It is no secret that Northerners are a resourcful bunch. You probably have a duct-tape-and-wire contraption of your own in your garage perfectly suited to solve a particularly unique Up North challenge. Here are some clever ideas that apparently had mass appeal that sprang from the brains of your Northern brethren:
Propeller anemometer:Crazy, tornado-chasing armored vehicles. Everybody wants one, and everybody wants that little spinning cup anemometer on top of theirs. The model of choice is from RM Young Company, Traverse City. See it in the movies (Twister), on TV (Storm Chasers) and state-of-the-art weather stations all over the planet.
Numerical control manufacturing: Nothing sexy in the invention’s name, but John Parsons’s idea transformed how the world (as in the whole world!) works. Back in 1947, Parsons developed with Frank Stulen numerically controlled manufacturing, that is, a way to precisely control machines using computers. The Traverse Cityian’s nickname: Father of the Second Industrial Revolution.

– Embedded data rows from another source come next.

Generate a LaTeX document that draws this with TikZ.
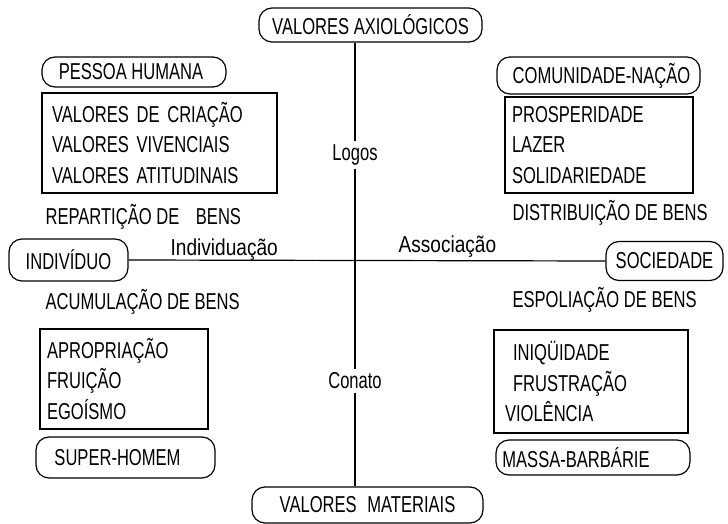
\documentclass[tikz,border=0pt]{standalone}
\usepackage{fontspec}
\setmainfont{Liberation Sans}[FakeStretch=0.72]
\newfontfamily\widerfont{Liberation Sans}[FakeStretch=0.83]
\begin{document}
\begin{tikzpicture}[x=1pt,y=-1pt,line width=1.2pt,
  every node/.style={font=\fontsize{23}{30.5}\selectfont, inner sep=0pt},
  rbox/.style={draw, rounded corners=13pt},
  sbox/.style={draw, align=left, anchor=center},
  lbl/.style={anchor=west},
  lower/.style={anchor=west, font=\widerfont\fontsize{23}{30.5}\selectfont},
  axis/.style={fill=white, inner sep=3pt}]
\useasboundingbox (0,0) rectangle (728,524);
% rounded boxes
\node[rbox, minimum width=223pt, minimum height=34pt] (axio) at (370.5,25) {VALORES AXIOLÓGICOS};
\node[rbox, minimum width=184pt, minimum height=30pt] (pessoa) at (134,72) {PESSOA HUMANA\hspace*{6pt}};
\node[rbox, minimum width=203pt, minimum height=37pt] (comun) at (598.5,75.5) {\hspace*{6pt}COMUNIDADE-NAÇÃO};
\node[rbox, minimum width=119pt, minimum height=42pt] (indiv) at (68.5,260) {INDIVÍDUO};
\node[rbox, minimum width=117pt, minimum height=39pt] (socie) at (664.5,261) {SOCIEDADE};
\node[rbox, minimum width=179pt, minimum height=41pt] (super) at (125.5,457.5) {SUPER-HOMEM\hspace*{16pt}};
\node[rbox, minimum width=194pt, minimum height=35pt] (massa) at (593,457.5) {MASSA-BARBÁRIE\hspace*{34pt}};
\node[rbox, minimum width=231pt, minimum height=36pt] (mater) at (367.5,505) {VALORES\hspace{6pt} MATERIAIS};
% rectangular boxes
\node[sbox, minimum width=235pt, minimum height=100pt, inner xsep=10pt, text width=215pt] (b1) at (159.5,143)
  {VALORES DE CRIAÇÃO\\VALORES VIVENCIAIS\\VALORES ATITUDINAIS};
\node[sbox, minimum width=188pt, minimum height=96pt, inner xsep=7pt, text width=174pt] (b2) at (599,145)
  {PROSPERIDADE\\LAZER\\SOLIDARIEDADE};
\node[sbox, minimum width=168pt, minimum height=100pt, inner xsep=7pt, text width=154pt] (b3) at (124,379)
  {APROPRIAÇÃO\\FRUIÇÃO\\EGOÍSMO};
\node[sbox, minimum width=194pt, minimum height=103pt, inner xsep=11pt, text width=172pt] (b4) at (591,381.5)
  {\hspace*{8pt}INIQÜIDADE\\\hspace*{8pt}FRUSTRAÇÃO\\VIOLÊNCIA};
% free labels
\node[lbl] (repart) at (45,217) {REPARTIÇÃO DE\hspace{12pt} BENS};
\node[lbl] (distr) at (512,213) {DISTRIBUIÇÃO DE BENS};
\node[lbl] (acum) at (45,302) {ACUMULAÇÃO DE BENS};
\node[lbl] (espol) at (512,300) {ESPOLIAÇÃO DE BENS};
\node[lower] (individ) at (170,250) {Individuação};
\node[lower] (assoc) at (398,247) {Associação};
% axis labels
\node[axis] (logos) at (355,155) {Logos};
\node[axis] (conato) at (355,381) {Conato};
% axes
\draw (axio.south -| logos) -- (logos.north);
\draw (logos.south) -- (conato.north);
\draw (conato.south) -- (mater.north -| conato);
\draw (indiv.east) -- (socie.west);
\end{tikzpicture}
\end{document}
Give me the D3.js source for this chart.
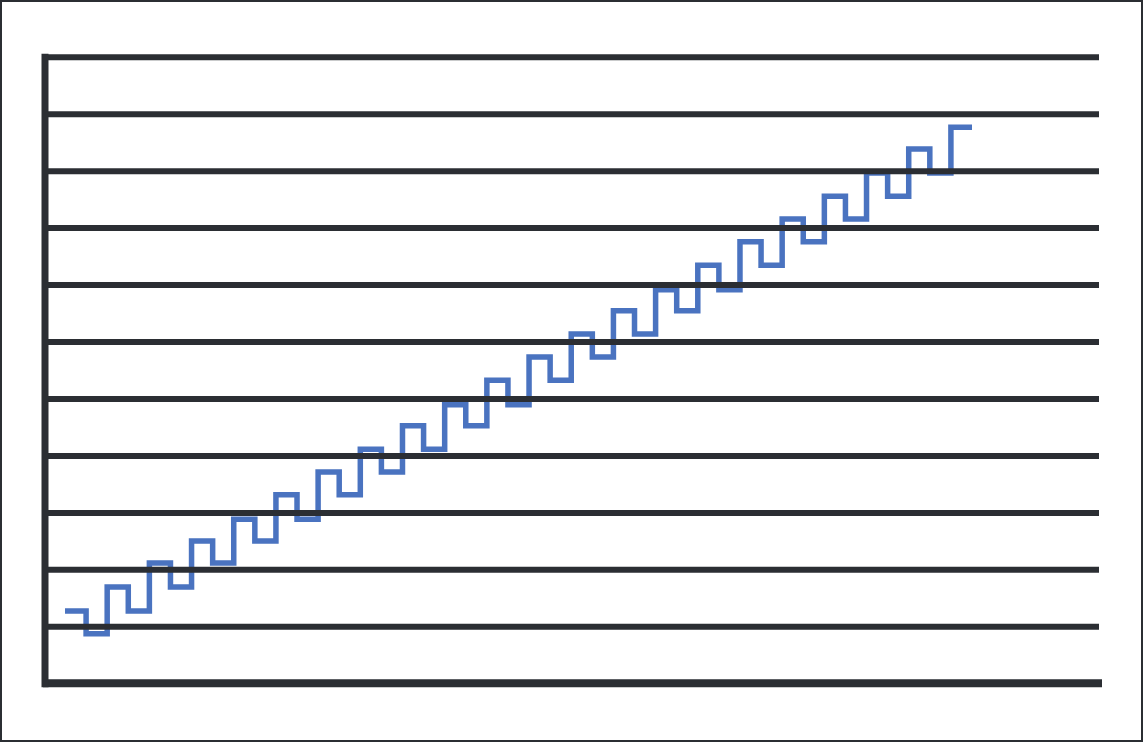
<!DOCTYPE html>
<html lang="en">
<head>
    <meta charset="UTF-8">
    <title>Step line</title>
    <script src="https://d3js.org/d3.v7.min.js"></script>
    <style>
        html, body { margin: 0; padding: 0; background: #fff; }
        svg { display: block; }
        .grid line { stroke: #2b2e33; stroke-width: 6; }
        .grid path { display: none; }
    </style>
</head>
<body>
    <svg id="viz" width="1143" height="742"></svg>
    <script>
        // value of each step, left to right (gridlines every 10)
        const steps = [12.7, 8.7, 16.9, 12.7, 21.1, 16.9, 25.0, 21.1, 28.8, 25.0,
                       33.1, 28.8, 37.1, 33.1, 41.1, 37.1, 45.2, 41.1, 48.9, 45.2,
                       53.2, 48.9, 57.3, 53.2, 61.3, 57.3, 65.4, 61.3, 69.1, 65.4,
                       73.4, 69.1, 77.5, 73.4, 81.5, 77.5, 85.5, 81.5, 89.6, 85.5,
                       93.8, 89.6, 97.6];
        const gridValues = [10, 20, 30, 40, 50, 60, 70, 80, 90, 100, 110];

        const width = 1143, height = 742;
        const svg = d3.select("#viz");

        // outer frame
        svg.append("rect")
            .attr("x", 1).attr("y", 1)
            .attr("width", width - 2).attr("height", height - 2)
            .attr("fill", "none")
            .attr("stroke", "#2b2e33")
            .attr("stroke-width", 2);

        const left = 45, right = 1099;
        const y = d3.scaleLinear().domain([0, 110]).range([683.3, 56.7]);
        const x = d3.scaleLinear().domain([0, steps.length]).range([65, 972]);

        // step line (drawn under the gridlines)
        const pts = steps.map((v, i) => [i, v]);
        pts.push([steps.length, steps[steps.length - 1]]);

        const line = d3.line()
            .x(d => x(d[0]))
            .y(d => y(d[1]))
            .curve(d3.curveStepAfter);

        svg.append("path")
            .datum(pts)
            .attr("d", line)
            .attr("fill", "none")
            .attr("stroke", "#4a73c0")
            .attr("stroke-width", 5.5)
            .attr("stroke-linejoin", "miter")
            .attr("stroke-linecap", "butt");

        // horizontal gridlines
        svg.append("g")
            .attr("class", "grid")
            .attr("transform", `translate(${left},0)`)
            .call(d3.axisLeft(y).tickValues(gridValues).tickSize(-(right - left)).tickFormat(""));

        // baseline
        svg.append("line")
            .attr("x1", 43).attr("x2", 1102)
            .attr("y1", y(0)).attr("y2", y(0))
            .attr("stroke", "#2b2e33")
            .attr("stroke-width", 8);

        // vertical axis
        svg.append("line")
            .attr("x1", left).attr("x2", left)
            .attr("y1", y(110) - 3).attr("y2", y(0) + 4)
            .attr("stroke", "#2b2e33")
            .attr("stroke-width", 7);
    </script>
</body>
</html>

Road center line: Who doesn’t appreciate the center line? A yooper named K. I. Sawyer, Marquette County road supervisor, figured if people stayed on their own side of the road, fewer drivers would be killed. First strip: Deadman’s Curve, on County Road 492 between Marquette and Negaunee.
Concrete block machine: Jesse Besser, of Alpena, didn’t invent concrete blocks (they’ve been around since the Romans), but in 1904 he did invent the machine that produced them in mind-numbing quantities. They’ve proliferated beyond imagination, and their drab uniformity has become synonymous with, uh, drab uniformity. And strong buildings. Thanks(?) Jesse.
The other iron lung machine: In a post-apocalyptic world, you want to hang with Yoopers. During the polio epidemic of mid-20th century, a U.P. hospital staffer made an iron lung out of two oil barrels and a vacuum cleaner motor. A couple dozen were produced and saved many children.
Maple laminated butcher block: In the beginning, butchers chopped raw meat atop tree stumps. When the stumps dried, the rings separated and blood got in. Unhealthy. After the enterprising founders of Petoskey’s Michigan Maple Block invented maple end-grain laminate chopping blocks (know it by the interlocking pieces) about 1900, food prep took a major turn for the healthier.
Motorized lifesaving boat: When your boat capsizes and you’re thrashing about in the H2O, take heart knowing that dude has a motor on the rescue craft. Thank Carl Blomstrom, chief engineer at Lakeshore Engine Works, and Captain Charles Cleary, of the Marquette United States Life Saving Service for first swapping oar for propeller, late 1890’s.